Enter summer! I ended my school year on a very positive note. The families of my students were so generous and kind in their end-of-the-year words and deeds. I felt affirmed and loved beyond measure. Those last few days of work were very full, but then…then came summer break! Great rejoicing, right? Honestly, I was a little afraid. I don’t think of myself as a fearful person, but all of a sudden, many questions swirled around in my head. Would it really be OK for us to go on a vacation for over a week, or would something else catastrophic happen? How would I ever rest AND complete all the things I want to get done this summer, things left undone for over a year? WHAT WOULD SUMMER HOLD? (Take a deep breath, Liz!)

Joy overflows when surrounded by this kind of beauty!
I love that summer starts with Memorial Day weekend, because for me, that means camping with my family. Family time refreshes me, and when we all get together at the campgrounds, it is always a weekend filled with peace and joy, love and laughter. It was a reset. Amidst all that beauty and all that love, I developed a new strategy for my view of summer. Instead of focusing on it as a single, expendable unit, I am going to cherish each day. Many of my friends have used the month of November as a time to daily express their feelings of thanksgiving; I have decided to do a similar sort of thing this summer. I’m calling it my “Summer of Surrender” because I want to lay all my worries, all my pressures, all my schedules at the feet of Jesus. Writing things down is important to me, so this whole summer long, I will be writing something each day. For the first month of summer, I will focus on gratitude for Who God is and for all the beauty and joy He dispenses to this world. During July, I will focus more on giving God the things I cling to, surrendering something each day, holding more loosely to the things of this earth. During August, I will focus on choices. What does God want me to choose? How can my choices fill up or empty my days? How do I choose between two good things? I will be writing prayers to God as He guides me. 
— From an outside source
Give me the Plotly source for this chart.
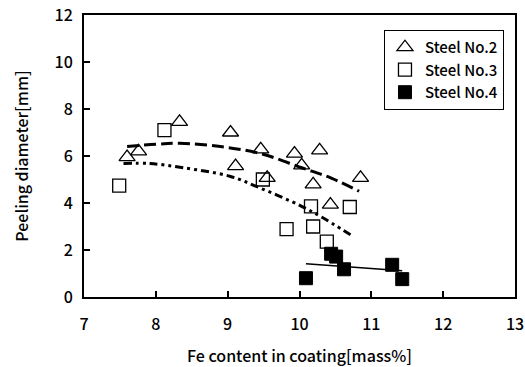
import plotly.graph_objects as go

# Steel No.2 (open triangles)
s2_x = [7.60, 7.76, 8.33, 9.04, 9.11, 9.46, 9.55, 9.93, 10.03, 10.28, 10.19, 10.43, 10.85]
s2_y = [5.95, 6.20, 7.45, 7.00, 5.57, 6.28, 5.07, 6.10, 5.60, 6.24, 4.79, 3.93, 5.07]
# Steel No.3 (open squares)
s3_x = [7.49, 8.12, 9.49, 9.82, 10.16, 10.19, 10.38, 10.70]
s3_y = [4.74, 7.10, 5.00, 2.89, 3.86, 3.00, 2.36, 3.83]
# Steel No.4 (filled squares)
s4_x = [10.09, 10.44, 10.51, 10.62, 11.29, 11.43]
s4_y = [0.80, 1.84, 1.72, 1.18, 1.37, 0.76]

# trend curves
t2_x = [7.60, 8.00, 8.33, 8.90, 9.46, 10.03, 10.45, 10.83]
t2_y = [6.40, 6.50, 6.54, 6.40, 6.10, 5.50, 5.05, 4.50]
t3_x = [7.55, 7.92, 8.38, 9.03, 9.45, 10.01, 10.29, 10.71]
t3_y = [5.68, 5.68, 5.50, 5.14, 4.64, 3.89, 3.43, 2.65]
t4_x = [10.09, 11.43]
t4_y = [1.42, 1.12]

x_ticks = [7, 8, 9, 10, 11, 12, 13]
y_ticks = [0, 2, 4, 6, 8, 10, 12]

FONT = "Noto Sans CJK JP"
TICKFONT = dict(family=FONT, size=16, weight=500)

fig = go.Figure()
fig.add_trace(go.Scatter(x=t2_x, y=t2_y, mode="lines", showlegend=False,
                         line=dict(color="black", width=3, dash="12px,5px"), line_shape="spline"))
fig.add_trace(go.Scatter(x=t3_x, y=t3_y, mode="lines", showlegend=False,
                         line=dict(color="black", width=3, dash="8px,4px,3px,4px,3px,4px"), line_shape="spline"))
fig.add_trace(go.Scatter(x=t4_x, y=t4_y, mode="lines", showlegend=False,
                         line=dict(color="black", width=1.5)))
fig.add_trace(go.Scatter(x=s2_x, y=s2_y, mode="markers", name="Steel No.2",
                         marker=dict(symbol="triangle-up-open", size=14, color="black",
                                     line=dict(width=1.3, color="black"))))
fig.add_trace(go.Scatter(x=s3_x, y=s3_y, mode="markers", name="Steel No.3",
                         marker=dict(symbol="square-open", size=13, color="black",
                                     line=dict(width=1.3, color="black"))))
fig.add_trace(go.Scatter(x=s4_x, y=s4_y, mode="markers", name="Steel No.4",
                         marker=dict(symbol="square", size=13, color="black",
                                     line=dict(width=1, color="black"))))

fig.update_layout(
    width=525, height=367,
    margin=dict(l=84, r=10, t=15, b=70),
    paper_bgcolor="white", plot_bgcolor="white",
    font=dict(family=FONT, size=15, color="black"),
    legend=dict(x=0.696, y=0.947, xanchor="left", yanchor="top",
                bgcolor="white", bordercolor="black", borderwidth=1,
                font=dict(family=FONT, size=15, weight=500), itemwidth=30),
    xaxis=dict(range=[7, 13], tickvals=x_ticks, ticktext=[str(v) for v in x_ticks],
               ticks="inside", ticklen=6, tickwidth=1.5, tickcolor="black",
               ticklabelstandoff=12, tickfont=TICKFONT, automargin=False,
               showline=True, linewidth=2, linecolor="black", mirror=True,
               showgrid=False, zeroline=False,
               title=dict(text="Fe content in coating[mass%]", standoff=18,
                          font=dict(family=FONT, size=16, weight=500))),
    yaxis=dict(range=[0, 12], tickvals=y_ticks, ticktext=[str(v) for v in y_ticks],
               ticks="inside", ticklen=6, tickwidth=1.5, tickcolor="black",
               ticklabelstandoff=6, tickfont=TICKFONT, automargin=False,
               showline=True, linewidth=2, linecolor="black", mirror=True,
               showgrid=False, zeroline=False,
               title=dict(text="Peeling diameter[mm]", standoff=22,
                          font=dict(family=FONT, size=16, weight=500))),
)

fig.write_html("out.html")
That’s my idea, as it sits right now. If you want to join me in a summer of surrender, I would love that! Concisely, here is the plan:

June: Write expressions of gratitude each day.
July: Write expressions of surrender each day (with a spirit of gratitude).
August: Write prayers for guidance in choices each day (with a spirit of gratitude).
Whole summer long: Cherish. Each. Day.

The execution of this plan doesn’t have to be public. I am writing my daily entries in my long-unused gratitude journal. I am also choosing to share them on Facebook, for now at least. You can participate in the way that suits you best, but at the end of the summer, compile all that you have written. See how God has opened your eyes and changed you. He will, you know.  If you feel up to sharing about the experience, I will provide that opportunity at the end of the summer. For now, I pray that you and I will lean on our Lord as we let Him lead us through this summer, embracing each day as it comes. Amen and amen.